The stock fell even as Margaret Moore, vice president for investor relations at PepsiCo, discussed the results with analysts in a midday conference call.

During that presentation, she disclosed the Frito-Lay snack food division had cut back production of its regular potato chips for two weeks in April because potatoes were in short supply due to a poor spring harvest.

Production is now back at full throttle but Moore said the rollback could reduce volume and profits in its industry-leading division this quarter.

She said the production cutback affected the less profitable Lay's and Ruffles brands and not the new and more profitable Wow! line of fat-free potato chips that are being introduced nationally.

The production cutback was timed for April so stores would be fully stocked again during the key Memorial Day weekend in late May, she said.

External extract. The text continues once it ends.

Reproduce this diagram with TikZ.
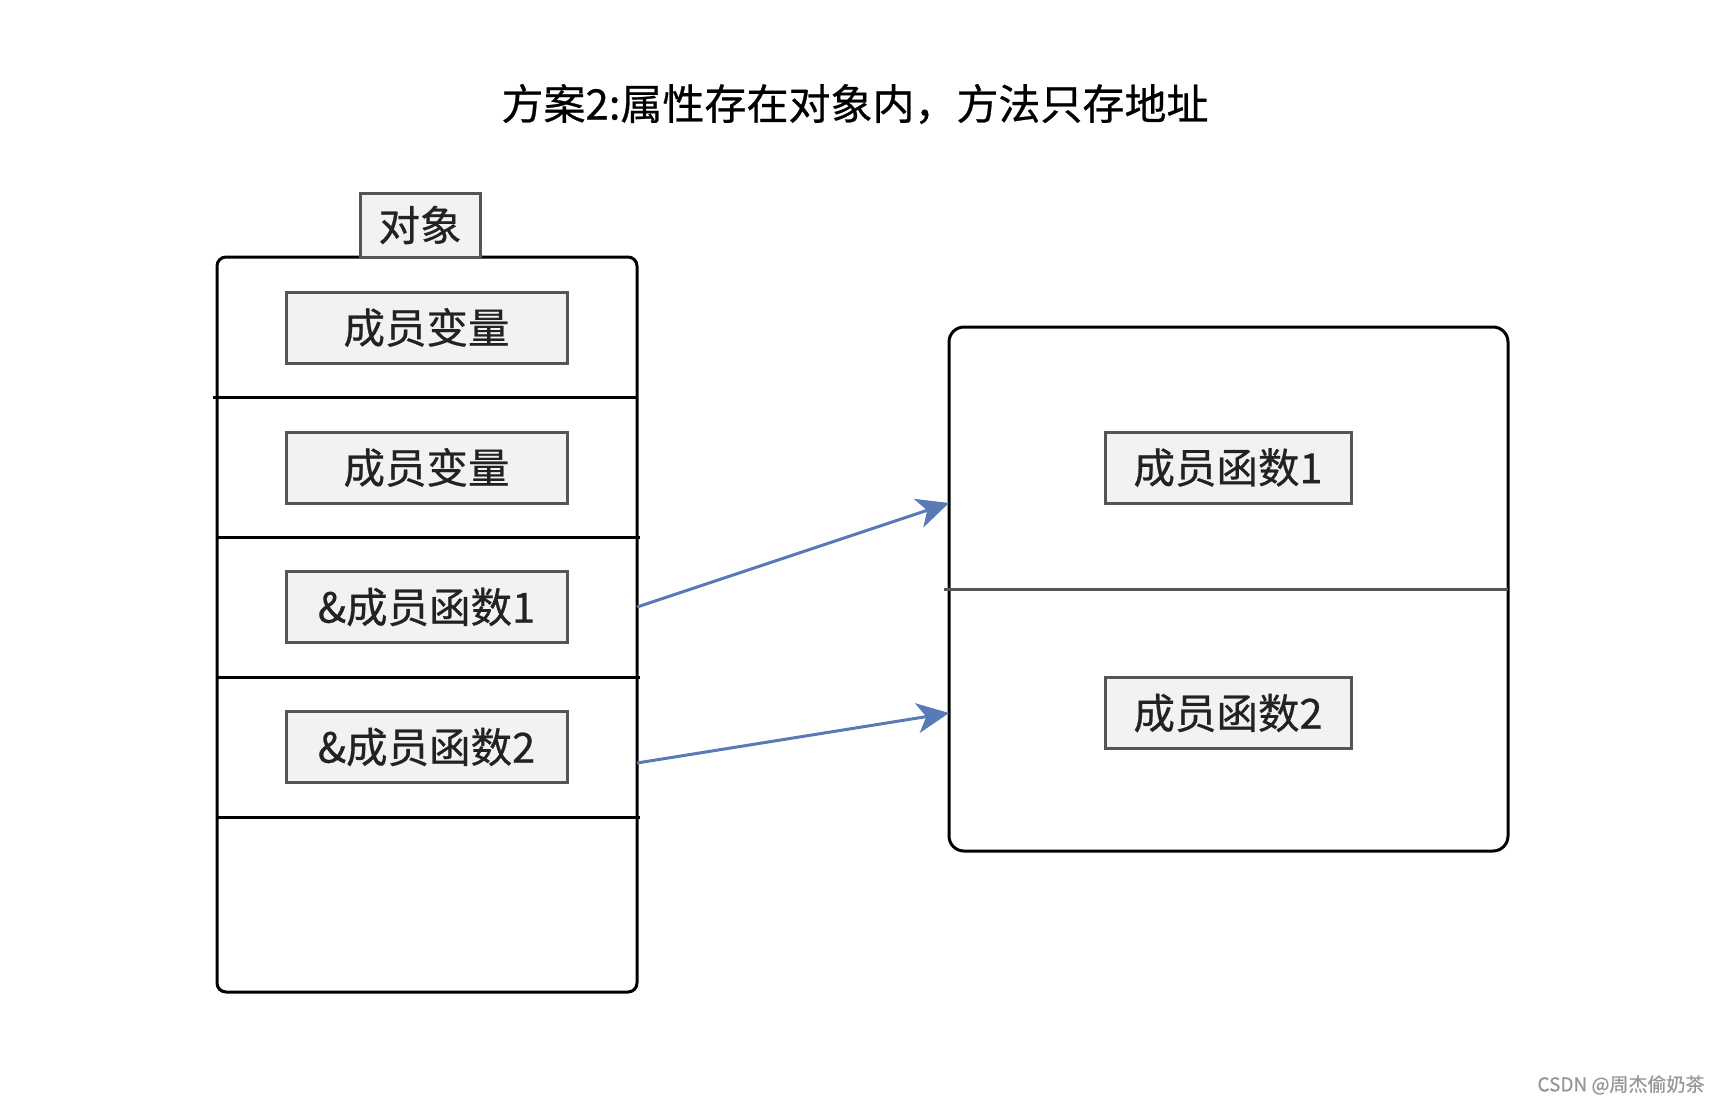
\documentclass[tikz,border=0pt]{standalone}
\usepackage{fontspec}
\setmainfont{Noto Sans CJK SC}[FakeBold=0.6]
\usetikzlibrary{arrows.meta}
\definecolor{arrowblue}{RGB}{88,122,182}
\definecolor{boxgray}{RGB}{85,85,85}
\definecolor{boxfill}{RGB}{242,242,242}
\definecolor{txt}{RGB}{34,34,34}
\tikzset{
  outerbox/.style={draw=black, line width=3pt, inner sep=0pt, outer sep=0pt},
  label box/.style={draw=boxgray, fill=boxfill, line width=3pt, inner sep=0pt, outer sep=0pt,
    text=txt, font=\fontsize{41.5}{48}\selectfont},
  divider/.style={line width=3pt, black},
  gdivider/.style={line width=3pt, boxgray},
  link/.style={line width=3pt, arrowblue, -{Stealth[length=32pt, width=30pt, inset=9pt]}},
}
\begin{document}
\begin{tikzpicture}[x=1pt, y=-1pt]
\useasboundingbox[fill=white] (0,0) rectangle (1722,1106);

% title
\node[font=\fontsize{42}{48}\selectfont, text=black] (title) at (855,104) {方案2:属性存在对象内，方法只存地址};

% left object box
\node[outerbox, rounded corners=9pt, minimum width=420pt, minimum height=735pt] (lbox) at (427,624.5) {};
\node[label box, minimum width=120pt, minimum height=64pt] (obj) at (420,225) {对象};

\coordinate (d1l) at (213,397); \coordinate (d1r) at (637,397);
\coordinate (d2l) at (217,537); \coordinate (d2r) at (640,537);
\coordinate (d3l) at (217,677); \coordinate (d3r) at (640,677);
\coordinate (d4l) at (217,817); \coordinate (d4r) at (640,817);
\draw[divider] (d1l) -- (d1r);
\draw[divider] (d2l) -- (d2r);
\draw[divider] (d3l) -- (d3r);
\draw[divider] (d4l) -- (d4r);

\node[label box, minimum width=281pt, minimum height=71pt] (v1) at (426.5,327.5) {成员变量};
\node[label box, minimum width=281pt, minimum height=71pt] (v2) at (426.5,467.5) {成员变量};
\node[label box, minimum width=281pt, minimum height=71pt] (p1) at (426.5,607) {\&成员函数1};
\node[label box, minimum width=281pt, minimum height=71pt] (p2) at (426.5,747) {\&成员函数2};

% right function box
\node[outerbox, rounded corners=15pt, minimum width=559pt, minimum height=524pt] (rbox) at (1228.5,589) {};
\coordinate (rdl) at (944,589); \coordinate (rdr) at (1508,589);
\draw[gdivider] (rdl) -- (rdr);
\node[label box, minimum width=246pt, minimum height=71pt] (f1) at (1228,467.5) {成员函数1};
\node[label box, minimum width=246pt, minimum height=71pt] (f2) at (1228,713) {成员函数2};

% links
\draw[link] (lbox.east |- p1.center) -- (rbox.west |- f1.south);
\draw[link] ([yshift=-16pt]lbox.east |- p2.center) -- (rbox.west |- f2.center);

% watermark
\node[font=\fontsize{19}{22}\selectfont, text={rgb,255:red,150;green,150;blue,150}, anchor=east] (wm) at (1708,1085) {CSDN @周杰偷奶茶};
\end{tikzpicture}
\end{document}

The first-quarter results contained few surprises, said Emanuel Goldman, who follows PepsiCo for PaineWebber and has been recommending the stock.

Profits from its beverage business rose 4 percent worldwide as improvement overseas overcame a flat performance in North America.

North American sales volume was up 2.5 percent, but marketing spending increased as did the investment in expanding distribution of soft drinks at the fountain, such as in convenience stores and restaurants.

Pepsi-Cola is the nation's second-biggest soft drink company but trails top-ranked Coca-Cola Co. by a wide margin in fountain sales.

The Frito-Lay business posted a 1 percent profit rise worldwide led by a gain in salty snack profits in North America.

Goldman suggested some people may be worried that PepsiCo is benefiting this year from a lower tax rate than can be expected in the future due to recent favorable settlements with the Internal Revenue Service.

But he said the combination of the potato chip cutback and the tax breaks don't seem to be enough to explain the stock price decline.

``I think it's an overreaction,'' he said.